The stellar quarterly growth achieved is very good news for the EU27, EU16 and Europe at large.
European economies can be split up neatly between those that will predictably surge on - now clearly led by Germany - and those that will continue to struggle choked by past policy mistakes and changed mood in financial markets.
While the German government tackles State accounts, the private sector again displays great resilience and competitiveness in world markets.Once the government hits its main targets - doubtless it will - consumer confidence will rise boosting the German domestic market.

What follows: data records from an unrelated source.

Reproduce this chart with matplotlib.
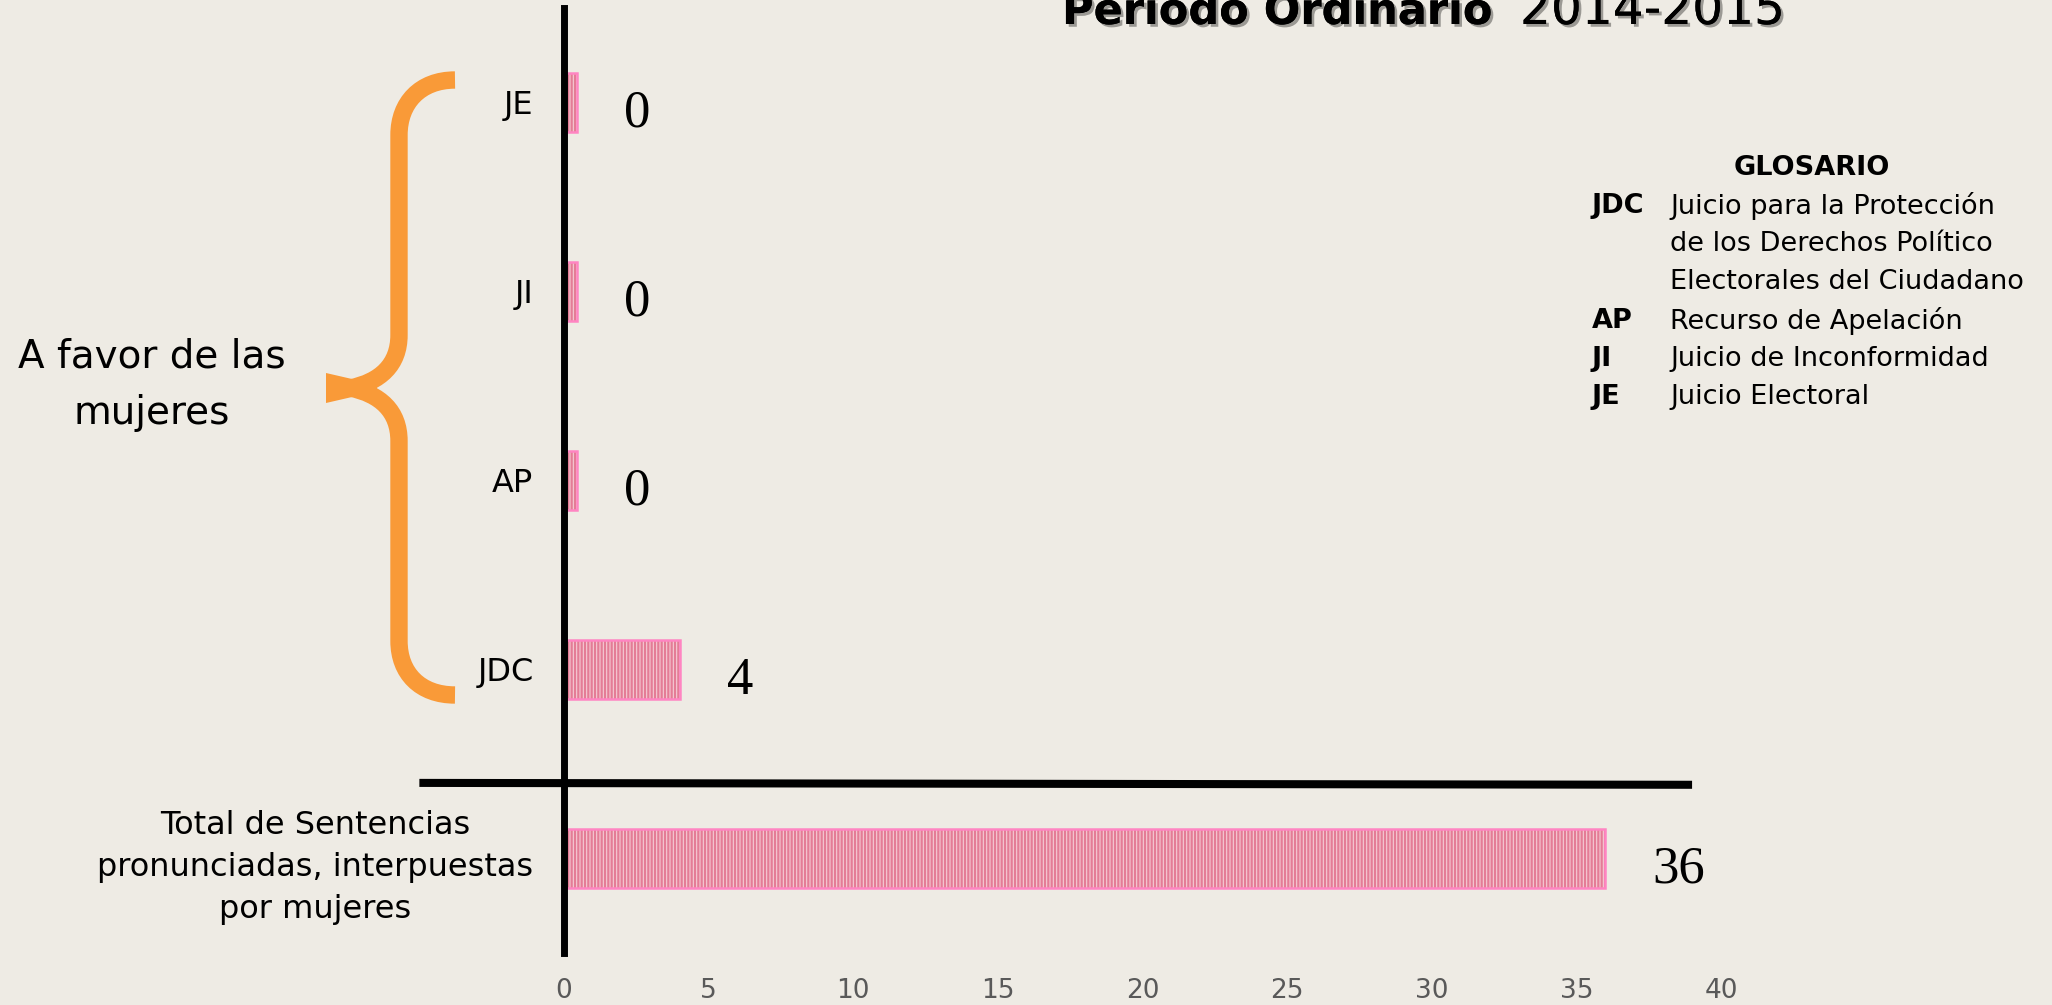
import matplotlib
matplotlib.use("Agg")
import matplotlib.pyplot as plt
import matplotlib.patheffects as pe
from matplotlib.path import Path
from matplotlib.patches import PathPatch, Polygon

# data
categories = ['Total de Sentencias\npronunciadas, interpuestas\npor mujeres',
              'JDC', 'AP', 'JI', 'JE']
values = [36, 4, 0, 0, 0]
x_ticks = [0, 5, 10, 15, 20, 25, 30, 35, 40]

gloss_abbr = ['JDC', '', '', 'AP', 'JI', 'JE']
gloss_text = ['Juicio para la Protección', 'de los Derechos Político',
              'Electorales del Ciudadano', 'Recurso de Apelación',
              'Juicio de Inconformidad', 'Juicio Electoral']

BG = '#EEEBE4'
W, H = 2052, 1005
ZERO_STUB = 0.45   # zero bars still show a thin sliver

plt.rcParams['hatch.linewidth'] = 1.6


def fx(x):
    return x / W


def fy(y):
    return 1 - y / H


fig = plt.figure(figsize=(W / 100, H / 100), dpi=100, facecolor=BG)
ax = fig.add_axes([fx(564), fy(953), (1721 - 564) / W, (953 - 8) / H])
ax.set_facecolor(BG)

ypos = list(range(len(categories)))
widths = [v if v > 0 else ZERO_STUB for v in values]

# striped fill, then pink outline on top
ax.barh(ypos, widths, height=0.31, color='#F5CCD5', edgecolor='#E47C96',
        hatch='|||||', linewidth=0)
ax.barh(ypos, widths, height=0.31, color='none', edgecolor='#FF85C2',
        linewidth=1.8)

for y, v, w in zip(ypos, values, widths):
    ax.annotate(str(v), xy=(w, y), xytext=(34, -8), textcoords='offset points',
                ha='left', va='center', fontsize=38,
                family='Liberation Serif', color='black')

ax.set_xlim(0, 40)
ax.set_ylim(-0.5, 4.5)
ax.set_xticks(x_ticks)
ax.set_xticklabels([str(t) for t in x_ticks], fontsize=19, color='#595959')
ax.set_yticks(ypos)
ax.set_yticklabels(categories, fontsize=23, color='black',
                   multialignment='center', linespacing=1.45)
ax.tick_params(axis='x', length=0, pad=18)
ax.tick_params(axis='y', length=0, pad=22)

for s in ['top', 'right', 'bottom']:
    ax.spines[s].set_visible(False)
ax.spines['left'].set_linewidth(5)
ax.spines['left'].set_color('black')

# separator between total and breakdown
ax.plot([-5, 39], [0.40, 0.39], color='black', lw=5.8,
        solid_capstyle='butt', clip_on=False)

# orange brace
verts = [(455, 80), (420, 80), (399, 103), (399, 135),
         (399, 335),
         (399, 365), (380, 382), (350, 388),
         (326, 388),
         (326, 388), (350, 388),
         (380, 394), (399, 411), (399, 441),
         (399, 641),
         (399, 673), (420, 695), (455, 695)]
codes = [Path.MOVETO, Path.CURVE4, Path.CURVE4, Path.CURVE4,
         Path.LINETO,
         Path.CURVE4, Path.CURVE4, Path.CURVE4,
         Path.LINETO,
         Path.MOVETO, Path.LINETO,
         Path.CURVE4, Path.CURVE4, Path.CURVE4,
         Path.LINETO,
         Path.CURVE4, Path.CURVE4, Path.CURVE4]
brace = Path([(fx(x), fy(y)) for x, y in verts], codes)
fig.add_artist(PathPatch(brace, transform=fig.transFigure, fill=False,
                         edgecolor='#F99A38', lw=12.5, capstyle='butt',
                         joinstyle='round'))
fig.add_artist(Polygon([(fx(x), fy(y)) for x, y in
                        [(326, 373), (352, 379), (366, 388), (352, 397), (326, 403)]],
                       closed=True, transform=fig.transFigure,
                       facecolor='#F99A38', edgecolor='none'))

fig.text(fx(152), fy(385), 'A favor de las\nmujeres', fontsize=28,
         ha='center', va='center', multialignment='center', linespacing=1.6)

# title, cut off at the top edge
shadow = [pe.withSimplePatchShadow(offset=(2, -2), alpha=0.35), pe.Normal()]
fig.text(fx(1492), fy(24), 'Periodo Ordinario', fontsize=31, weight='bold',
         ha='right', va='baseline', path_effects=shadow)
fig.text(fx(1520), fy(24), '2014-2015', fontsize=35,
         ha='left', va='baseline', path_effects=shadow)

# glossary
fig.text(fx(1812), fy(168), 'GLOSARIO', fontsize=19.5, weight='bold',
         ha='center', va='center')
row_y = [206, 244, 282, 321, 359, 397]
for yy, ab, tx in zip(row_y, gloss_abbr, gloss_text):
    if ab:
        fig.text(fx(1592), fy(yy), ab, fontsize=19.5, weight='bold',
                 ha='left', va='center')
    fig.text(fx(1670), fy(yy), tx, fontsize=19.5, ha='left', va='center')

fig.savefig('out.png', dpi=100, facecolor=BG)
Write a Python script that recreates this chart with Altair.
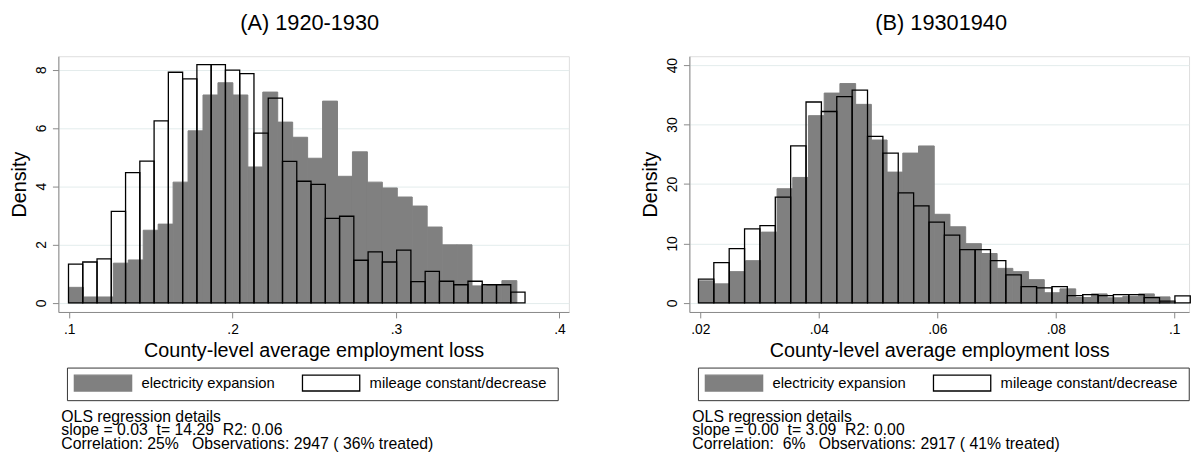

In any case the latest trade figures also indicate a relevant uptake in imports which confirms increased inputs from external suppliers going into German manufactures then shipped out.
Overall the figures are very encouraging and could mean a turning point in the fortunes of EU's economy pending confirmation in the months/years ahead.
Troubled and chronically deficit economies will have to find means and ways to re-balance themselves internally by a combination of actions long overdue anyway.
It will be most exciting to note which way the Eurozone heads for from here. Importantly, how it manages an economically divided house from within that got irresponsibly disguised during one full crazy decade of cheap credit.
To my mind the pressure on the weaker links of Eurozone has not alleviated.On the contrary, a sharpened contrast between two to three groups within the 16 should mean greater emphasis by countries in the wrong bag to pull themselves together and upwards.
Using every sensible tool and policy from government to public and private sector management.
A very tall order that may yet prove a blessing in disguise.